Neste momento, torna-se essencial revisitar passagens históricas, em especial as da Segunda Guerra Mundial. A estratégia adotada atualmente em Gaza guarda impressionantes semelhanças com os métodos empregados pela Alemanha nazista durante a invasão da União Soviética. Só na Bielorrússia, mais de 600 aldeias foram destruídas e suas populações completamente dizimadas. Posteriormente, na implementação da chamada “Solução Final Para a Questão Judaica” (Endlösung der Judenfrage), Adolf Eichmann declarou: “Para destruir uma nação, você deve começar matando seus filhos.” A consequência dessa frase foi o assassinato de cerca de 1,5 milhão de crianças judias.
O objetivo, naquela época como agora, era a conquista territorial. Os alemães chamavam essa política expansionista de Lebensraum (“Espaço vital”); os sionistas, por sua vez, referem-se a ela como Eretz Israel (“Terra de Israel”).
Recentemente, o primeiro-ministro israelense, Benjamin Netanyahu, apresentou um mapa que explicita a ambição territorial do movimento sionista. Segundo essa visão, “Eretz Israel” abrange um vasto território que extrapola as atuais fronteiras do Estado de Israel. Inclui a Cisjordânia, a Faixa de Gaza, as Colinas de Golã, partes do Líbano, da Síria e do Egito (Península do Sinai), além de algumas áreas do sudeste da Turquia.
Esse projeto expansionista, associado às práticas de extermínio em Gaza, tem alarmado a comunidade internacional, que vê na atual ofensiva israelense não apenas uma guerra contra o Hamas, mas uma tentativa sistemática de eliminação da identidade e da presença palestina em sua própria terra.
Voltando ao drama das crianças: em Gaza, pelo menos 10 crianças são submetidas a amputações todos os dias, vítimas dos bombardeios israelenses, segundo relatos divulgados pela UNRWA (Agência das Nações Unidas de Assistência aos Refugiados da Palestina).
Além dos ataques aéreos, há denúncias de que franco-atiradores israelenses (snipers) têm deliberadamente disparado contra menores desarmados em áreas civis. Paralelamente, o exército de Israel tem sistematicamente bloqueado e destruído comboios humanitários destinados a levar alimentos e medicamentos à população sitiada — ações que agravam ainda mais o sofrimento dos civis, em especial das crianças.
E o mundo, o que diz? Os mesmos governos que todos os anos relembram a tragédia da Shoá — como os judeus chamam o Holocausto — ignoram hoje os gritos de dor do povo palestino. Assistem passivamente às barbaridades cometidas por Israel e reprimem com violência as manifestações de multidões cada vez maiores que tentam dar voz ao sofrimento das vítimas, exigem cessar-fogo imediato e a preservação do que resta do território palestino.

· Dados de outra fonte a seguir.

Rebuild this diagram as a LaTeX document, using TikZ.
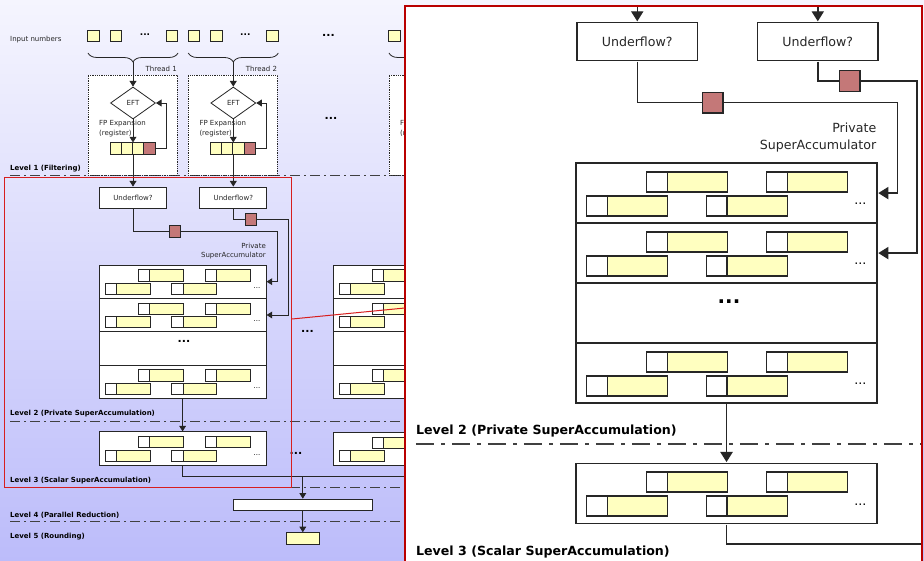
\documentclass[tikz,border=0pt]{standalone}
\usepackage{fontspec}
\setmainfont{DejaVu Sans}
\usetikzlibrary{arrows.meta,shapes.geometric,decorations.pathreplacing}

\definecolor{binyellow}{RGB}{255,255,192}
\definecolor{carry}{RGB}{196,120,120}
\definecolor{zoomred}{RGB}{185,0,0}
\definecolor{srcred}{RGB}{215,30,30}
\definecolor{bgtop}{RGB}{245,245,254}
\definecolor{bgbottom}{RGB}{188,188,250}

\def\lwf{1}
\newif\ifzoomview

% one row of a superaccumulator: node name, left x, top y
\newcommand\accrow[3]{%
  \node[rowbox] (#1) at ({#2+83.6},{#3+16.67}) {};
  \foreach \dx/\dy in {39.3/4.9,105.9/4.9,5.9/18.3,72.5/18.3}{
    \draw[binw] ({#2+\dx},{#3+\dy}) rectangle ++(11.5,11.1);
    \draw[biny] ({#2+\dx+11.5},{#3+\dy}) rectangle ++(33.5,11.1);
  }
  \node[smalldots] (#1dots) at ({#2+158},{#3+22.8}) {...};
}
\newcommand\gaprow[3]{%
  \node[rowbox] (#1) at ({#2+83.6},{#3+16.67}) {};
  \node[bigdots] (#1dots) at ({#2+85},{#3+10.2}) {...};
}

\newcommand\flowchart{%
  \pgfmathsetmacro\dA{10*\lwf}\pgfmathsetmacro\dB{4*\lwf}\pgfmathsetmacro\dC{2*\lwf}%
  \foreach \ly in {175,421,487.7,521.7}{\draw[level] (10,\ly) -- (924,\ly);}
  % threads
  \foreach \cx/\tn in {133/1,233.3/2}{
    \ifzoomview\else
    \node[numbox] (num\tn1) at ({\cx-39.5},36) {};
    \node[numbox] (num\tn2) at ({\cx-17},36) {};
    \node[middots] (num\tn dots) at ({\cx+12},35) {...};
    \node[numbox] (num\tn3) at ({\cx+39},36) {};
    \draw[wire, decorate, decoration={brace, mirror, amplitude=9pt}] ({\cx-45},53) -- ({\cx+45},53);
    \node[txt, anchor=east] (thread\tn) at ({\cx+44},69) {Thread \tn};
    \fi
    \coordinate (tip\tn) at (\cx,62);
    \node[threadbox] (tb\tn) at ({\cx-0.5},125) {};
    \node[eft] (eft\tn) at (\cx,103) {\ifzoomview\else EFT\fi};
    \ifzoomview\else
    \node[txt, align=left, anchor=west] (fp\tn) at ({\cx-34},128.5) {FP Expansion\\(register)};
    \fi
    \foreach \i in {1,2,3}{
      \node[regcell, fill=binyellow] (reg\tn\i) at ({\cx-28.6+11.25*\i},148.5) {};
    }
    \node[regcell, fill=carry] (reg\tn4) at ({\cx+16.4},148.5) {};
    \node[ufbox] (uf\tn) at (\cx,197.5) {Underflow?};
    \draw[arr] (tip\tn) -- (eft\tn.north);
    \draw[arr] (eft\tn.south) -- (eft\tn.south |- reg\tn1.north);
    \draw[arr] (reg\tn4.east) -- ++(11,0) |- (eft\tn.east);
    \draw[arr] (eft\tn.south |- reg\tn1.south) -- (uf\tn.north);
  }
  \ifzoomview\else
  \node[txt, anchor=west] (inputs) at (10,39.5) {Input numbers};
  % last thread, mostly hidden
  \node[numbox] (num41) at (394.5,36) {};
  \draw[wire, decorate, decoration={brace, mirror, amplitude=9pt}] (389,53) -- (479,53);
  \node[threadbox] (tb4) at (433.5,125) {};
  \node[txt, align=left, anchor=west] (fp4) at (400,128.5) {FP Expansion\\(register)};
  \node[bigdots] (gap1) at (328.5,35) {...};
  \node[bigdots] (gap2) at (331,118) {...};
  \node[lvl] (lv1) at (10,169) {Level 1 (Filtering)};
  \fi
  % private superaccumulators
  \node[txt, align=right, anchor=east] (salabel) at (266,251) {Private\\SuperAccumulator};
  \accrow{sa1r1}{99}{265}
  \accrow{sa1r2}{99}{298.33}
  \gaprow{sa1r3}{99}{331.67}
  \accrow{sa1r4}{99}{365}
  \coordinate (bend1) at (277.5,231.5);
  \coordinate (bend2) at (288.5,219.5);
  \draw[arr] (uf1.south) |- (bend1) |- (sa1r1.east);
  \draw[arr] (uf2.south) |- (bend2) |- (sa1r2.east);
  \node[carrybox] (carry1) at (175,231.5) {};
  \node[carrybox] (carry2) at (251,219.5) {};
  % scalar superaccumulators
  \accrow{sc1}{99}{431.8}
  \node[bigdots] (gap4) at (296,453.7) {...};
  \draw[arr] (sa1r4.south) -- (sc1.north);
  \coordinate (bus) at (302.8,476.7);
  \coordinate (busend) at (416.6,476.7);
  \draw[wire] (sc1.south) |- (busend);
  \node[lvl] (lv2) at (10,413.9) {Level 2 (Private SuperAccumulation)};
  \node[lvl] (lv3) at (10,481) {Level 3 (Scalar SuperAccumulation)};
  \ifzoomview\else
  \accrow{sa2r1}{333}{265}
  \accrow{sa2r2}{333}{298.33}
  \gaprow{sa2r3}{333}{331.67}
  \accrow{sa2r4}{333}{365}
  \node[bigdots] (gap3) at (307.5,331.5) {...};
  \accrow{sc2}{333}{432.3}
  \draw[arr] (sa2r4.south) -- (sc2.north);
  \draw[wire] (sc2.south) -- (busend);
  % reduction and rounding
  \node[wire, draw, fill=white, minimum width=139pt, minimum height=11.7pt, inner sep=0pt] (reduce) at (302.8,504.9) {};
  \node[numbox, minimum width=33.3pt, minimum height=11.3pt] (result) at (302.8,538.3) {};
  \draw[arr] (bus) -- (reduce.north);
  \draw[arr] (reduce.south) -- (result.north);
  \node[lvl] (lv4) at (10,515) {Level 4 (Parallel Reduction)};
  \node[lvl] (lv5) at (10,537) {Level 5 (Rounding)};
  \fi
}

\begin{document}
\begin{tikzpicture}[x=1pt,y=-1pt,
    wire/.style={line width=0.8pt*\lwf, draw=black!85},
    arr/.style={wire, -{Triangle[length=0pt 7, width=0pt 8.5]}},
    level/.style={line width=0.8pt*\lwf, draw=black!75, dash pattern=on \dA pt off \dB pt on \dC pt off \dB pt},
    txt/.style={font=\fontsize{7}{9.3}\selectfont, inner sep=0pt, text=black!85},
    lvl/.style={font=\fontsize{7}{8}\selectfont\bfseries, anchor=west, inner sep=0pt},
    bigdots/.style={font=\fontsize{11}{12}\selectfont\bfseries, inner sep=0pt},
    middots/.style={font=\fontsize{9}{10}\selectfont\bfseries, inner sep=0pt},
    smalldots/.style={font=\fontsize{7}{8}\selectfont, inner sep=0pt},
    numbox/.style={wire, draw, fill=binyellow, minimum size=11.5pt, inner sep=0pt},
    regcell/.style={wire, draw, minimum width=11.25pt, minimum height=11.3pt, inner sep=0pt},
    carrybox/.style={wire, draw, fill=carry, minimum size=11.5pt, inner sep=0pt},
    binw/.style={wire, fill=white},
    biny/.style={wire, fill=binyellow},
    rowbox/.style={wire, draw, fill=white, minimum width=167.2pt, minimum height=33.33pt, inner sep=0pt},
    threadbox/.style={wire, draw, densely dotted, fill=white, minimum width=89pt, minimum height=100pt, inner sep=0pt},
    eft/.style={wire, draw, diamond, fill=white, minimum width=45pt, minimum height=32pt, txt},
    ufbox/.style={wire, draw, fill=white, minimum width=67pt, minimum height=21pt, txt},
    srcframe/.style={draw=srcred, line width=1pt, minimum width=287.5pt, minimum height=309.5pt, inner sep=0pt},
    zoompanel/.style={fill=white, minimum width=517pt, minimum height=560pt, inner sep=0pt},
    zoomframe/.style={draw=zoomred, line width=2pt}]
  \useasboundingbox (0,0) rectangle (924,561);
  \shade[top color=bgtop, bottom color=bgbottom] (0,0) rectangle (924,561);
  \flowchart
  \node[srcframe] (src) at (147.75,332.75) {};
  % magnified view of the framed part
  \node[zoompanel] (zoom) at (663.5,286) {};
  \begin{scope}
    \clip (zoom.south west) rectangle (zoom.north east);
    \begin{scope}[shift={(397.8,-314)}, scale=1.8, every node/.append style={transform shape}]
      \def\lwf{1.8}
      \zoomviewtrue
      \flowchart
    \end{scope}
  \end{scope}
  \draw[zoomframe] (zoom.south west) rectangle (zoom.north east);
  \draw[draw=srcred, line width=1pt] ([yshift=13.75pt]src.east) -- ([yshift=-22pt]zoom.west);
\end{tikzpicture}
\end{document}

Embora alguns países tenham começado a impor sanções contra Israel, em resposta aos massacres, tais medidas ainda são tímidas e insuficientes. Nações como Estados Unidos, Alemanha, França e Reino Unido — cujas vozes seriam cruciais para conter o ímpeto militar israelense — mantêm uma postura ambígua. Ao justificarem as ofensivas como um suposto direito de autodefesa, acabam se tornando cúmplices de uma tragédia humanitária.
O Brasil, por sua vez, embora tenha condenado publicamente a carnificina em Gaza, continua a exportar petróleo para Israel e a importar produtos israelenses, adotando uma política que contradiz seu discurso oficial.
Diante desse cenário de horror, a neutralidade se torna impossível. O silêncio ou a complacência diante do massacre de civis, em especial de crianças, compromete a credibilidade moral da comunidade internacional. Se a memória do Holocausto nos ensinou algo, é que a humanidade não pode permitir que crimes de tal magnitude se repitam, independentemente de quem os cometa.
Neste momento, o mundo precisa agir com urgência e firmeza para exigir cessar-fogo imediato, a proteção da população palestina e o respeito ao direito internacional.
Hoje, os que gritam por essas crianças chamam à razão aqueles que podem conter esse genocídio e que, até agora, nada fizeram além de chorar falsas lágrimas.